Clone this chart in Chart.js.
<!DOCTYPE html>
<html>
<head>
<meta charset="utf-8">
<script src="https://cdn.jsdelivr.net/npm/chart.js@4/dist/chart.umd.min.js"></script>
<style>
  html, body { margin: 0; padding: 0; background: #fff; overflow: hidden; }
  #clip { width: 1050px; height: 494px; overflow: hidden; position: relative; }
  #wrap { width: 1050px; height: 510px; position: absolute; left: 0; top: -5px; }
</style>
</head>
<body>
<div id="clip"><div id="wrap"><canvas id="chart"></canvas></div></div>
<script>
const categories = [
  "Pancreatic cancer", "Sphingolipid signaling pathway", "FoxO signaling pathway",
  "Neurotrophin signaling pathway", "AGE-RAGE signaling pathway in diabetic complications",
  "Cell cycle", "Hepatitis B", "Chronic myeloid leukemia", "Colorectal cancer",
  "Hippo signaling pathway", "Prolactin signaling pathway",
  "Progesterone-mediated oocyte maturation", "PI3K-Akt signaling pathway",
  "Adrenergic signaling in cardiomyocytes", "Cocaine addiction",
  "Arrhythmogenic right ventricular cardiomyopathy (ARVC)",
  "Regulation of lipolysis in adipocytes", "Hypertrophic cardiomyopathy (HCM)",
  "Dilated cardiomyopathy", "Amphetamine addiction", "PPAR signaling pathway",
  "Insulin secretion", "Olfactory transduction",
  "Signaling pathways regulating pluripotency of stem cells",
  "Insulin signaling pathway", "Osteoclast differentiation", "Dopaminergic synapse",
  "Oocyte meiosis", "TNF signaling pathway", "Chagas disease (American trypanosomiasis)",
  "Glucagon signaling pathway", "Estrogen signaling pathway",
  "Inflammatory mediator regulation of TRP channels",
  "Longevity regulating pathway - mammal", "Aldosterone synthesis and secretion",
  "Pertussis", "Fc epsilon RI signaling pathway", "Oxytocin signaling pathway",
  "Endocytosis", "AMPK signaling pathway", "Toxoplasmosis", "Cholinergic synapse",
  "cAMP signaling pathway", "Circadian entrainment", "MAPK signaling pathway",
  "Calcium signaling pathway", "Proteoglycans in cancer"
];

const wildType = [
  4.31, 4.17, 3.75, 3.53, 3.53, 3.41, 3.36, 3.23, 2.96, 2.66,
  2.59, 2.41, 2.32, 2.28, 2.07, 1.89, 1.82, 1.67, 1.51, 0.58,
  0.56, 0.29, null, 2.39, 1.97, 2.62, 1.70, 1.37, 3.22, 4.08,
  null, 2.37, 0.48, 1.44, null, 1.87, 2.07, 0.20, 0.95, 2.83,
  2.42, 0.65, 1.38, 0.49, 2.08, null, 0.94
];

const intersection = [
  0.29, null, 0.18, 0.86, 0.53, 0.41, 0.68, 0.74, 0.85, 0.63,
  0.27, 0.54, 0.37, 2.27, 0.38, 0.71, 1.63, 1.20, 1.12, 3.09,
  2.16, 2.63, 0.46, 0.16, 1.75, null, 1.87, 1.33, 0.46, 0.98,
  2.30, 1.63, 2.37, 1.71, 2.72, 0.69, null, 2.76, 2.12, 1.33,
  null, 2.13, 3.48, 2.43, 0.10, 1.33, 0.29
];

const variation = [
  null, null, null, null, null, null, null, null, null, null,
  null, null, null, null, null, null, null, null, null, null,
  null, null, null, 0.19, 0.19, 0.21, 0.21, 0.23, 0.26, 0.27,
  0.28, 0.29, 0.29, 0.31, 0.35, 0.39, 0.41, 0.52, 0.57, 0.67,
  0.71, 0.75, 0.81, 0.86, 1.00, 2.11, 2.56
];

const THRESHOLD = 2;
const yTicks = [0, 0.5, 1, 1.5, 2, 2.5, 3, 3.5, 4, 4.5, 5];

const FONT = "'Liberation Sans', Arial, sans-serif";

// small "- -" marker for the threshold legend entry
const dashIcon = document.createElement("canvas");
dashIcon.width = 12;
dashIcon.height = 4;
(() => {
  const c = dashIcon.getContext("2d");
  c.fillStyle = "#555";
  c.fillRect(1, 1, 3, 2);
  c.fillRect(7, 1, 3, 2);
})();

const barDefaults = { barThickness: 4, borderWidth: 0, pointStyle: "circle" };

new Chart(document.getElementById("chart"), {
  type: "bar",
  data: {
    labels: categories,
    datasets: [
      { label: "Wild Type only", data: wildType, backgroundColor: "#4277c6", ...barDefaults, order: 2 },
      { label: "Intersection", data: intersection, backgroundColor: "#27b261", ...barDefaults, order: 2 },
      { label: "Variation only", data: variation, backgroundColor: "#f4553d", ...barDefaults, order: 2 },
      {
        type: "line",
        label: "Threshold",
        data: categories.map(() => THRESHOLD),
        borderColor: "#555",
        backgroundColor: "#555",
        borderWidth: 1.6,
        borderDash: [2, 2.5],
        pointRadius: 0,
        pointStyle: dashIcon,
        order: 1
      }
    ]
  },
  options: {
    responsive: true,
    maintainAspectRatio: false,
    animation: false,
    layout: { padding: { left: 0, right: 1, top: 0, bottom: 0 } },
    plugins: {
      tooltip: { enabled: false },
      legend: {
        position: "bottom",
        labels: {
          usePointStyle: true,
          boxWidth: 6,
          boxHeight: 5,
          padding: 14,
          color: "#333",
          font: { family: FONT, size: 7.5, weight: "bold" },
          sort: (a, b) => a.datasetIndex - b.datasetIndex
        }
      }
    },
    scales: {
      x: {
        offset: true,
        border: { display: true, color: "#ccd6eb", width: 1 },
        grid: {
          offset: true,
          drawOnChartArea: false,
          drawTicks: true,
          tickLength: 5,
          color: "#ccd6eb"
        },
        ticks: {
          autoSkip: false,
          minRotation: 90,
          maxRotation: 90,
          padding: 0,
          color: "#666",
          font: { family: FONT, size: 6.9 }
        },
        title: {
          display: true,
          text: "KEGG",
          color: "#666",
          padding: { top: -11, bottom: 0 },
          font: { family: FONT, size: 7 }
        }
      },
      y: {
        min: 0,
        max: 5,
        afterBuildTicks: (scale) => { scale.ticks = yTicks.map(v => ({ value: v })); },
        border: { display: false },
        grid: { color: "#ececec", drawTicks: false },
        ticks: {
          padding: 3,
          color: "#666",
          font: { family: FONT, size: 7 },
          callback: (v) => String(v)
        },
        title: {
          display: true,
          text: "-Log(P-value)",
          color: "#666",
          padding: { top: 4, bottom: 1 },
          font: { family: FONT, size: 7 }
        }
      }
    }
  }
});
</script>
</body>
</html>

* * *

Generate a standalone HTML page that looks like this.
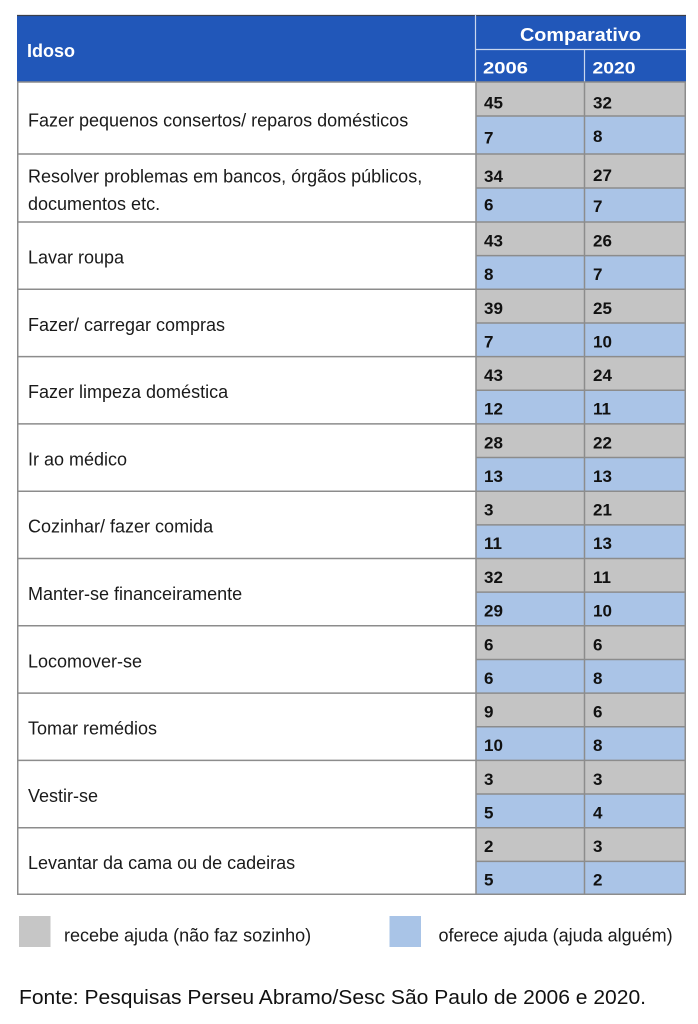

▶ [WHAT TO PRODUCE] Extract each line from the entries above that contains the string "this".

▶ [WORKED SOLUTION]
Clone this chart in Chart.js.
Generate a standalone HTML page that looks like this.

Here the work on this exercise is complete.